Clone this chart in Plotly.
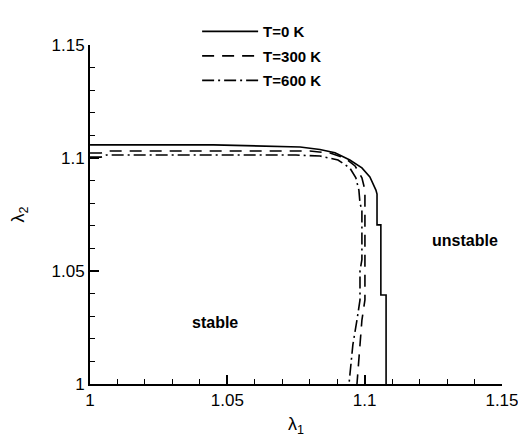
import plotly.graph_objects as go

# ---- data ----
t0_l1 = [1.000, 1.045, 1.0765, 1.0837, 1.0892, 1.0946, 1.0990, 1.1019, 1.1041,
         1.1045, 1.1045, 1.1059, 1.1059, 1.1078, 1.1078]
t0_l2 = [1.1058, 1.1058, 1.1049, 1.1038, 1.1023, 1.0991, 1.0956, 1.0916, 1.0858,
         1.0840, 1.0704, 1.0704, 1.0394, 1.0394, 1.0000]

t300_l1 = [1.000, 1.004, 1.006, 1.080, 1.0874, 1.0928, 1.0965, 1.0990, 1.1001,
           1.1001, 1.0990, 1.0983, 1.0972]
t300_l2 = [1.1022, 1.1022, 1.1031, 1.1031, 1.1022, 1.1000, 1.0965, 1.0912, 1.0858,
           1.0372, 1.0283, 1.0173, 1.0000]

t600_l1 = [1.000, 1.004, 1.006, 1.075, 1.0837, 1.0903, 1.0946, 1.0968, 1.0979,
           1.0983, 1.0990, 1.0990, 1.0983, 1.0983, 1.0972, 1.0957, 1.0943]
t600_l2 = [1.1004, 1.1004, 1.1013, 1.1013, 1.1009, 1.0991, 1.0956, 1.0912, 1.0858,
           1.0800, 1.0770, 1.0550, 1.0500, 1.0372, 1.0283, 1.0173, 1.0000]

series_names = ["T=0 K", "T=300 K", "T=600 K"]
tick_vals = [1.0, 1.05, 1.1, 1.15]
tick_text = ["1", "1.05", "1.1", "1.15"]
region_labels = ["unstable", "stable"]
region_l1 = [1.1365, 1.0455]
region_l2 = [1.0637, 1.0274]

FONT = "Liberation Sans, Arial, Helvetica, sans-serif"

fig = go.Figure()
styles = [("solid", t0_l1, t0_l2), ("12px,8px", t300_l1, t300_l2), ("12px,4px,2px,4px", t600_l1, t600_l2)]
for name, (dash, xs, ys) in zip(series_names, styles):
    fig.add_trace(go.Scatter(x=xs, y=ys, mode="lines", name=name, legendgroup=name,
                             line=dict(color="black", width=1.6, dash=dash)))

for txt, xx, yy in zip(region_labels, region_l1, region_l2):
    fig.add_annotation(x=xx, y=yy, text="<b>%s</b>" % txt, showarrow=False,
                       font=dict(family=FONT, size=16, color="black"))

axis_common = dict(range=[0.99999, 1.15001], tickvals=tick_vals, ticktext=tick_text,
                   ticks="inside", ticklen=9, tickwidth=1.5, tickcolor="black",
                   showline=True, linecolor="black", linewidth=2, showgrid=False, zeroline=False,
                   ticklabeloverflow="allow", automargin=False,
                   tickfont=dict(family=FONT, size=17, color="black"),
                   minor=dict(dtick=0.01, tick0=1, ticks="inside", ticklen=5, tickwidth=1, tickcolor="black"))

fig.update_xaxes(**axis_common, title=dict(text="λ<sub>1</sub>", font=dict(family=FONT, size=18, color="black"), standoff=8))
fig.update_yaxes(**axis_common, title=dict(text="λ<sub>2</sub>", font=dict(family=FONT, size=18, color="black"), standoff=22))

fig.update_layout(
    width=518, height=442,
    margin=dict(l=90, r=16, t=45, b=58, autoexpand=False),
    paper_bgcolor="white", plot_bgcolor="white",
    legend=dict(x=0.26, y=1.088, xanchor="left", yanchor="top",
                bgcolor="rgba(0,0,0,0)", itemwidth=56, tracegroupgap=2,
                font=dict(family=FONT, size=15, color="black", weight="bold")),
)

fig.write_html("out.html", config={"displayModeBar": False},
               post_script="document.body.style.margin='0';")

◆ Problem to work on
Reproduce each line word for word and drop the pictures.

◆ Solution
Clone this chart in Plotly.
import plotly.graph_objects as go

# ---- data ----
t0_l1 = [1.000, 1.045, 1.0765, 1.0837, 1.0892, 1.0946, 1.0990, 1.1019, 1.1041,
         1.1045, 1.1045, 1.1059, 1.1059, 1.1078, 1.1078]
t0_l2 = [1.1058, 1.1058, 1.1049, 1.1038, 1.1023, 1.0991, 1.0956, 1.0916, 1.0858,
         1.0840, 1.0704, 1.0704, 1.0394, 1.0394, 1.0000]

t300_l1 = [1.000, 1.004, 1.006, 1.080, 1.0874, 1.0928, 1.0965, 1.0990, 1.1001,
           1.1001, 1.0990, 1.0983, 1.0972]
t300_l2 = [1.1022, 1.1022, 1.1031, 1.1031, 1.1022, 1.1000, 1.0965, 1.0912, 1.0858,
           1.0372, 1.0283, 1.0173, 1.0000]

t600_l1 = [1.000, 1.004, 1.006, 1.075, 1.0837, 1.0903, 1.0946, 1.0968, 1.0979,
           1.0983, 1.0990, 1.0990, 1.0983, 1.0983, 1.0972, 1.0957, 1.0943]
t600_l2 = [1.1004, 1.1004, 1.1013, 1.1013, 1.1009, 1.0991, 1.0956, 1.0912, 1.0858,
           1.0800, 1.0770, 1.0550, 1.0500, 1.0372, 1.0283, 1.0173, 1.0000]

series_names = ["T=0 K", "T=300 K", "T=600 K"]
tick_vals = [1.0, 1.05, 1.1, 1.15]
tick_text = ["1", "1.05", "1.1", "1.15"]
region_labels = ["unstable", "stable"]
region_l1 = [1.1365, 1.0455]
region_l2 = [1.0637, 1.0274]

FONT = "Liberation Sans, Arial, Helvetica, sans-serif"

fig = go.Figure()
styles = [("solid", t0_l1, t0_l2), ("12px,8px", t300_l1, t300_l2), ("12px,4px,2px,4px", t600_l1, t600_l2)]
for name, (dash, xs, ys) in zip(series_names, styles):
    fig.add_trace(go.Scatter(x=xs, y=ys, mode="lines", name=name, legendgroup=name,
                             line=dict(color="black", width=1.6, dash=dash)))

for txt, xx, yy in zip(region_labels, region_l1, region_l2):
    fig.add_annotation(x=xx, y=yy, text="<b>%s</b>" % txt, showarrow=False,
                       font=dict(family=FONT, size=16, color="black"))

axis_common = dict(range=[0.99999, 1.15001], tickvals=tick_vals, ticktext=tick_text,
                   ticks="inside", ticklen=9, tickwidth=1.5, tickcolor="black",
                   showline=True, linecolor="black", linewidth=2, showgrid=False, zeroline=False,
                   ticklabeloverflow="allow", automargin=False,
                   tickfont=dict(family=FONT, size=17, color="black"),
                   minor=dict(dtick=0.01, tick0=1, ticks="inside", ticklen=5, tickwidth=1, tickcolor="black"))

fig.update_xaxes(**axis_common, title=dict(text="λ<sub>1</sub>", font=dict(family=FONT, size=18, color="black"), standoff=8))
fig.update_yaxes(**axis_common, title=dict(text="λ<sub>2</sub>", font=dict(family=FONT, size=18, color="black"), standoff=22))

fig.update_layout(
    width=518, height=442,
    margin=dict(l=90, r=16, t=45, b=58, autoexpand=False),
    paper_bgcolor="white", plot_bgcolor="white",
    legend=dict(x=0.26, y=1.088, xanchor="left", yanchor="top",
                bgcolor="rgba(0,0,0,0)", itemwidth=56, tracegroupgap=2,
                font=dict(family=FONT, size=15, color="black", weight="bold")),
)

fig.write_html("out.html", config={"displayModeBar": False},
               post_script="document.body.style.margin='0';")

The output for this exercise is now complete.